Vários autores, alguns até bem próximos de todos nós (porque temos nesta área das mais avançadas investigações sobre a medição e descrição algorítmica do fenómeno), têm procurado modelar o comportamento da Economia Paralela, Não Registada (aquela que, por qualquer razão, não é avaliada pela Contabilidade Nacional).

Entendi trazer a este artigo alguns apontamentos sobre o fenómeno, do ponto de vista do senso comum.

Repare-se, desde logo, na quantidade e variedade de epítetos conhecidos: alternativa, debaixo do balcão, marginal, periférica, autónoma, dual, secundária, não exposta, negra, cinzenta, oculta, sombra, não oficial, escondida, submersa, não taxada, clandestina, invisível, paralela, subterrânea, irregular, … e aposto que aos leitores ocorrerão ainda mais algumas sugestões!

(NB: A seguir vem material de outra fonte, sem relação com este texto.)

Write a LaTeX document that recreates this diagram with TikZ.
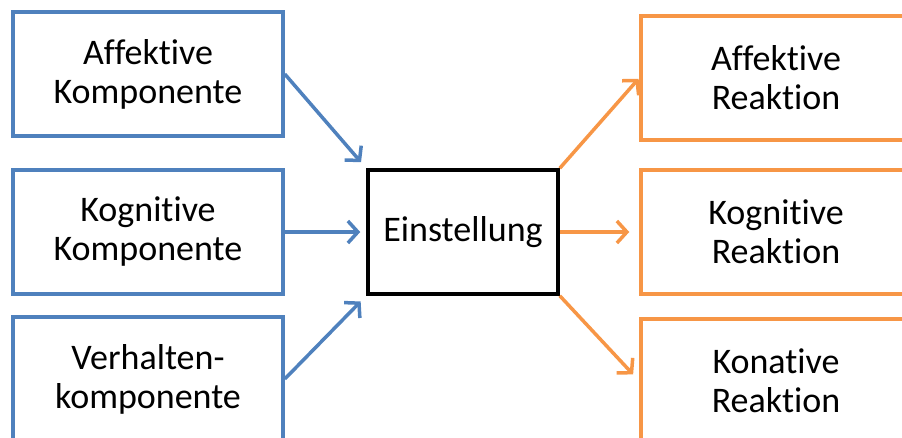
\documentclass[tikz,border=0pt]{standalone}
\usepackage{fontspec}
\setmainfont{Carlito}[RawFeature=-liga,RawFeature=-calt,RawFeature=-dlig,RawFeature=-clig]
\usetikzlibrary{arrows.meta}
\definecolor{lblue}{RGB}{79,129,189}
\definecolor{lorange}{RGB}{247,150,70}
\begin{document}
\begin{tikzpicture}[x=1pt,y=-1pt,
  box/.style={draw, line width=3.5pt, minimum width=270pt, minimum height=124pt,
    align=center, inner sep=0pt, font=\fontsize{36}{39}\selectfont},
  lbox/.style={box, draw=lblue},
  rbox/.style={box, draw=lorange},
  cbox/.style={box, draw=black, minimum width=190pt},
  conn/.style={line width=3.5pt, -{Straight Barb[length=10pt,width=22pt,line width=3.5pt]}},
  bconn/.style={conn, draw=lblue},
  oconn/.style={conn, draw=lorange}]
\useasboundingbox (0,0) rectangle (902,437);
\node[lbox] (a1) at (148,74) {Affektive\\Komponente};
\node[lbox] (a2) at (148,232) {Kognitive\\Komponente};
\node[lbox] (a3) at (148,379) {Verhalten-\\komponente};
\node[cbox] (e) at (463,232) {Einstellung};
\node[rbox] (r1) at (776,78) {Affektive\\Reaktion};
\node[rbox] (r2) at (776,232) {Kognitive\\Reaktion};
\node[rbox] (r3) at (776,381) {Konative\\Reaktion};
\draw[bconn, shorten >=8pt] (a1.east) -- (e.north west);
\draw[bconn, shorten >=6pt] (a2.east) -- (e.west);
\draw[bconn, shorten >=8pt] (a3.east) -- (e.south west);
\draw[oconn, shorten >=1pt] (e.north east) -- (r1.west);
\draw[oconn, shorten >=10pt] (e.east) -- (r2.west);
\draw[oconn, shorten >=9pt] (e.south east) -- (r3.west);
\end{tikzpicture}
\end{document}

Como na fraude, há na definição de Economia Paralela um advérbio que permite desde logo focar a sua análise no interesse. Refiro-me à expressão “deliberadamente ocultada”, que usualmente consta de qualquer definição deste fenómeno.

O ato deliberado não permite segundas interpretações. Há intenção. Há consciência da infração, da irregularidade. Do crime, tantas vezes. Não nos enganemos quanto a este respeito. Apesar de diferentes intensidades, apesar de afastadas motivações, todas as incursões à economia paralela, ainda que tangenciais, representam uma consciente transgressão do cidadão. Nós. Eu.

Aproveitando esta alusão à diferente intensidade, importa dividir a Economia Paralela em 5 grandes grupos, com motivações, explicações e impactos diferentes na economia como um todo:

  1. Produção Ilegal
  2. Produção Oculta
  3. Produção Informal
  4. Produção para autoconsumo
  5. Produção encoberta por deficiência estatística

A produção ilegal é aquela que concebe tradicionalmente a maior censura social. Equivale à produção de bens e serviços cuja venda, distribuição ou posse é ilegal. É seguramente não contabilizada estatisticamente e há clara intenção, dolo, consciência e prejuízo para as vítimas. Para efeitos meramente formais, importa esclarecer que, no limite do absurdo, se uma atividade ilegal (vamos ao caso limite, tráfico de estupefacientes) estiver a ser englobada fiscalmente (vamos admitir que os dealers teriam o cuidado de se fazer acompanhar de terminais móveis de faturação…), neste caso esta atividade deixaria de ser economia não registada, paralela. Manter-se-ia o problema da ilegalidade, mas não o do não reporte estatístico.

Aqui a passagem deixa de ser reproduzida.